I Would Not That Ye Should Be Ignorant


Elder Mark Green


I would like to commend Zion's Lamp for publishing in the April issue, the article by Elder J. R. Respess concerning "The Old and the New Man." This article, of course, dealt with the old Two Seed and Eternal Children errors, which at one time constituted one of the most serious heresies our people had to fight. It has been said many times that ignorant people will be condemned to fight the same battles over and over again. I am not aware of the existence of these particular errors today among our people (some of the Absoluters do hold to the Eternal Children position), but I also know that strange ideas have a tendency to spring up, come into vogue, and spread like wildfire when the devil fans the flame. Our old brethren used the term "well informed" to refer to men who had taken the time to become well established in the doctrines of our people and who were capable to refuting those errors that from time to time pop up among us. I fear that today we have far fewer of such brethren among us, and that is true even with the communication and educational advantages that we have today. The reason is that people today watch and react; they generally do not read and think. Thankfully there are exceptions to that, but I fear that that characterization is becoming more and more an accurate description of our people, even as it is of society at large.

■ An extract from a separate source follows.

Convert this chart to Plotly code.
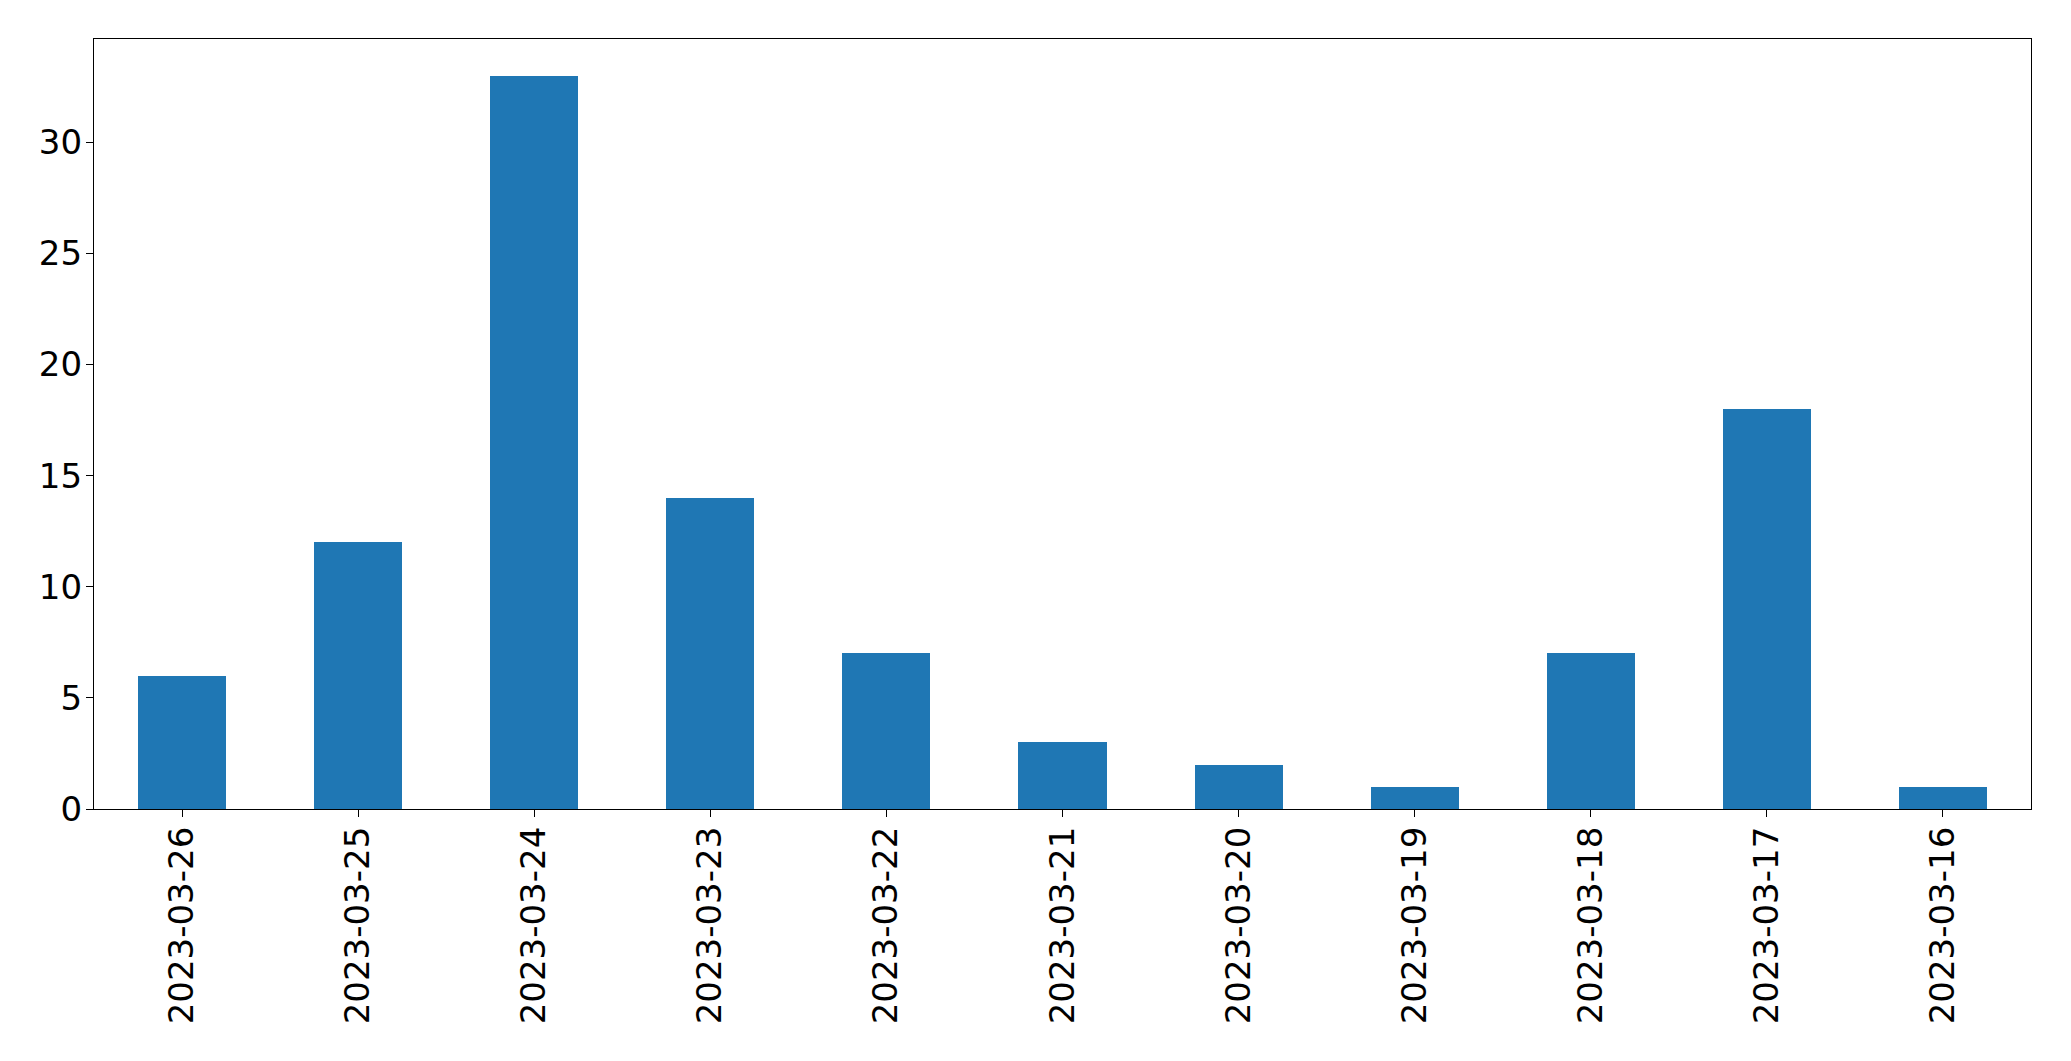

The apostle Paul said, "Moreover, brethren, I would not that ye should be ignorant, how that all our fathers were under the cloud, and all passed through the sea." He then goes on to list a number of things to be included in the list of those about which he wished his brethren to be well informed. He says, "Now these things were our examples, to the intent we should not lust after evil things, as they also lusted." By divine inspiration we have recorded for us a long history of the errors and sins of the nation of Israel "to the intent" or for the specific purpose that we might avoid those things. He did not want us to be ignorant. He wanted us to be well informed. He told the Corinthians to learn the history of God's people so that they would not fall into the same traps of Satan. Are we any less at risk of such a lapse than were the Corinthians?


I fear for us, brethren. While our young people fritter away more and more of their time with the machinery of modern communications, which tends to trivialize everything it touches, we are almost completely losing the habit of reading and thinking. (Accessing and scanning is NOT reading and thinking.) Elder Pat Young is giving time and thought to include in this paper articles that, in his judgment, are worthy of our careful consideration. Note this fact, brethren, and mark it down: a little time spent CAREFULLY reading the best material is of infinitely more value to a person's mind and soul than a mountain of less relevant material given a "once over lightly" treatment, if even that. It is not having access to writings that makes a people wise, but a thorough acquaintance with the best of them.